Os resultados, até agora, não são exatamente claros. Os EUA, apesar de apontarem a destruição de míseis e mecanismos de lançamento nos bombardeios, reconhecem que muitos dos equipamentos usados pelos rebeldes são portáteis e de fácil deslocamento. Ao longo dos últimos anos, o país tampouco esteve entre as prioridades dos serviços de inteligência ocidentais, dificultando o trabalho de determinar alvos importantes. Na semana passada, o presidente Joe Biden, apesar de declarar que os bombardeios continuarão, afirmou que eles não vão parar os houthis.

De fato, a percepção de Biden foi mais uma vez confirmada nesta quarta-feira, quando a Marinha dos EUA interceptou uma tentativa de ataque contra dois navios da empresa Maersk, que levavam cargas do governo americano — com o início dos bombardeios, os houthis também passaram a atacar embarcações ligadas aos EUA e ao Reino Unido. No caso da ação desta quarta, não foram registrados estragos, mas a Maersk ordenou a suspensão do tráfego de seus navios no Mar Vermelho.

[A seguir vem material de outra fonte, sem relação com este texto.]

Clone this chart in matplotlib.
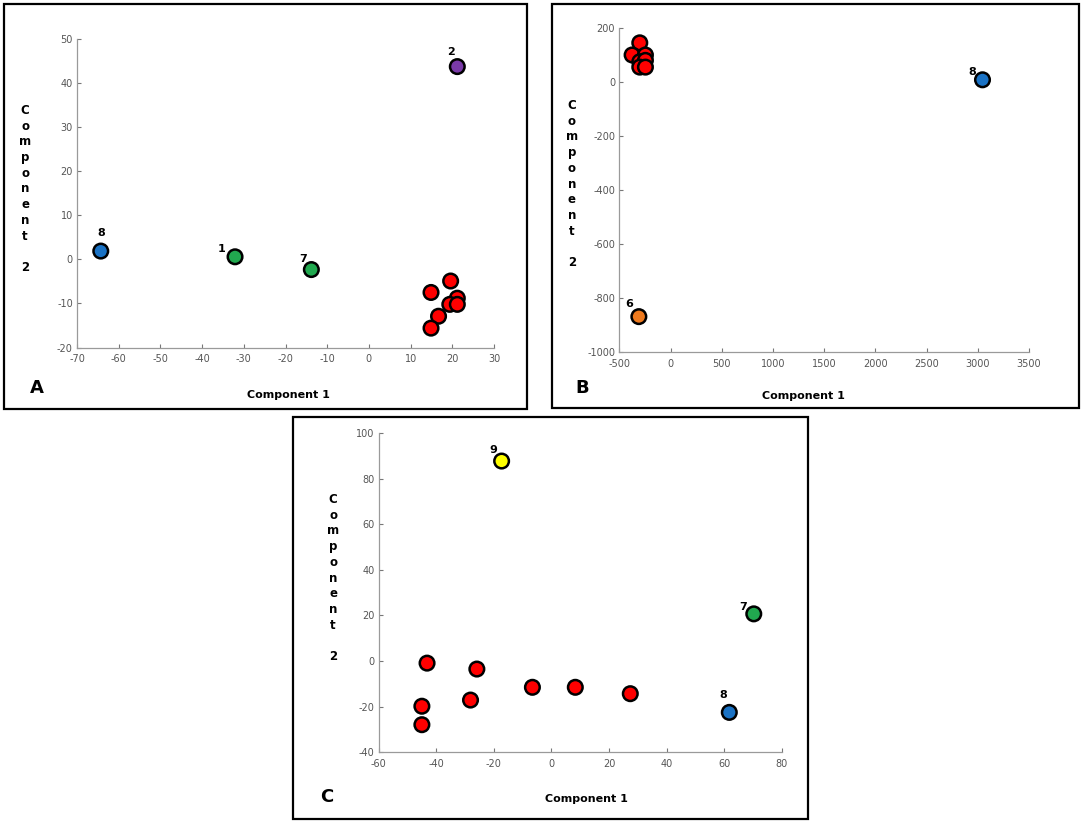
import matplotlib.pyplot as plt
from matplotlib.patches import Rectangle

plt.rcParams['axes.unicode_minus'] = False

W, H = 1084, 823
DPI = 100

# ---- data: panel A
a_x = [-64.3, -32.1, -13.8, 21.2, 19.6, 14.9, 21.2, 19.4, 21.2, 16.7, 14.9]
a_y = [1.9, 0.6, -2.3, 43.8, -4.9, -7.5, -8.8, -10.2, -10.2, -12.9, -15.6]
a_col = ['#1a72c4', '#21a94f', '#21a94f', '#7a3aa8'] + ['#ff0000'] * 7
a_lab = ['8', '1', '7', '2'] + [''] * 7

# ---- data: panel B
b_x = [3046, -309, -300, -375, -245, -300, -245, -300, -245]
b_y = [8, -870, 145, 100, 100, 75, 80, 55, 55]
b_col = ['#1a72c4', '#ee7a1e'] + ['#ff0000'] * 7
b_lab = ['8', '6'] + [''] * 7

# ---- data: panel C
c_x = [-17.3, 70.3, 61.8, -43.2, -25.9, -6.6, 8.3, 27.4, -28.1, -45.0, -45.0]
c_y = [87.7, 20.7, -22.5, -0.9, -3.5, -11.5, -11.5, -14.3, -17.1, -19.8, -27.9]
c_col = ['#ffff00', '#21a94f', '#1a72c4'] + ['#ff0000'] * 8
c_lab = ['9', '7', '8'] + [''] * 8

a_xticks = list(range(-70, 31, 10))
a_yticks = list(range(-20, 51, 10))
b_xticks = list(range(-500, 3501, 500))
b_yticks = list(range(-1000, 201, 200))
c_xticks = list(range(-60, 81, 20))
c_yticks = list(range(-40, 101, 20))

# label offsets in pixels (dx, dy up)
a_off = {'8': (0, 18), '1': (-13, 8), '7': (-8, 11), '2': (-6, 15)}
b_off = {'8': (-10, 8), '6': (-10, 13)}
c_off = {'9': (-8, 11), '7': (-11, 7), '8': (-6, 17)}

fig = plt.figure(figsize=(W / DPI, H / DPI), dpi=DPI)


def fx(px):
    return px / W


def fy(py):
    return 1 - py / H


def panel(box, frame, xs, ys, cols, labs, offs, xt, yt, letter, letter_xy,
          xlab_xy, ylab_xy):
    # frame around panel
    fig.patches.append(Rectangle((fx(frame[0]), fy(frame[3])),
                                 (frame[2] - frame[0]) / W,
                                 (frame[3] - frame[1]) / H,
                                 transform=fig.transFigure, fill=False,
                                 edgecolor='black', linewidth=1.6))
    l, t, r, b = box
    ax = fig.add_axes([fx(l), fy(b), (r - l) / W, (b - t) / H])
    ax.scatter(xs, ys, s=110, c=cols, edgecolors='black', linewidths=1.8,
               zorder=3, clip_on=False)
    for x, y, lab in zip(xs, ys, labs):
        if lab:
            dx, dy = offs[lab]
            ax.annotate(lab, (x, y), xytext=(dx * 0.72, dy * 0.72),
                        textcoords='offset points', ha='center', va='center',
                        fontsize=8, fontweight='bold')
    ax.set_xlim(xt[0], xt[-1])
    ax.set_ylim(yt[0], yt[-1])
    ax.set_xticks(xt)
    ax.set_yticks(yt)
    ax.spines['top'].set_visible(False)
    ax.spines['right'].set_visible(False)
    for s in ['left', 'bottom']:
        ax.spines[s].set_color('#9a9a9a')
        ax.spines[s].set_linewidth(0.9)
    ax.tick_params(direction='in', length=3, width=0.8, color='#777777',
                   labelsize=7, labelcolor='#555555')
    ax.tick_params(axis='x', pad=5)
    ax.tick_params(axis='y', pad=3)
    fig.text(fx(letter_xy[0]), fy(letter_xy[1]), letter, fontsize=13,
             fontweight='bold', ha='center', va='center')
    fig.text(fx(xlab_xy[0]), fy(xlab_xy[1]), 'Component 1', fontsize=8,
             fontweight='bold', ha='center', va='center')
    fig.text(fx(ylab_xy[0]), fy(ylab_xy[1]), '\n'.join('Component') + '\n\n2',
             fontsize=8.5, fontweight='bold', ha='center', va='center',
             linespacing=1.27)
    return ax


panel((77, 39.3, 494, 347.5), (4, 4, 527, 409), a_x, a_y, a_col, a_lab,
      a_off, a_xticks, a_yticks, 'A', (37, 388), (288, 395), (25, 189))
panel((619.3, 28, 1029, 351.7), (552, 4, 1079, 408), b_x, b_y, b_col, b_lab,
      b_off, b_xticks, b_yticks, 'B', (582, 388), (803, 396), (572, 184))
panel((378.7, 433, 781.7, 752.3), (293, 417, 808, 819), c_x, c_y, c_col,
      c_lab, c_off, c_xticks, c_yticks, 'C', (327, 797), (586, 799),
      (333, 578))

fig.savefig('out.png', dpi=DPI)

Mais cedo, a agência marítima britânica noticiou uma explosão a cerca de 100 metros de uma embarcação comercial que passou pelo estreito de Bab el-Mandeb. Não foram registrados estragos, mas as suspeitas recaíram sobre os houthis. Sempre que criticado pelos ataques, o grupo diz que vai interromper as ações assim que um cessar-fogo for declarado na Faixa de Gaza.

Segundo o jornal Financial Times, além dos bombardeios e patrulhas navais, os EUA devem abrir uma nova frente diplomática para conter os houthis: a publicação afirma que diplomatas americanos querem que a China pressione o Irã para convencer o grupo a suspender os ataques. O tema chegou a ser abordado pelo secretário de Estado, Antony Blinken, com diplomatas chineses, mas até agora não há sinais de que Pequim planeje algo além de notas de "preocupação" com a situação.

— Acho que o que eles calcularam é que essa é uma crise que está afetando os EUA e seus parceiros, e não teve um impacto significativo na navegação chinesa — disse ao Financial Times Suzanne Maloney, chefe de estudos de Relações Exteriores da Brookings Institution.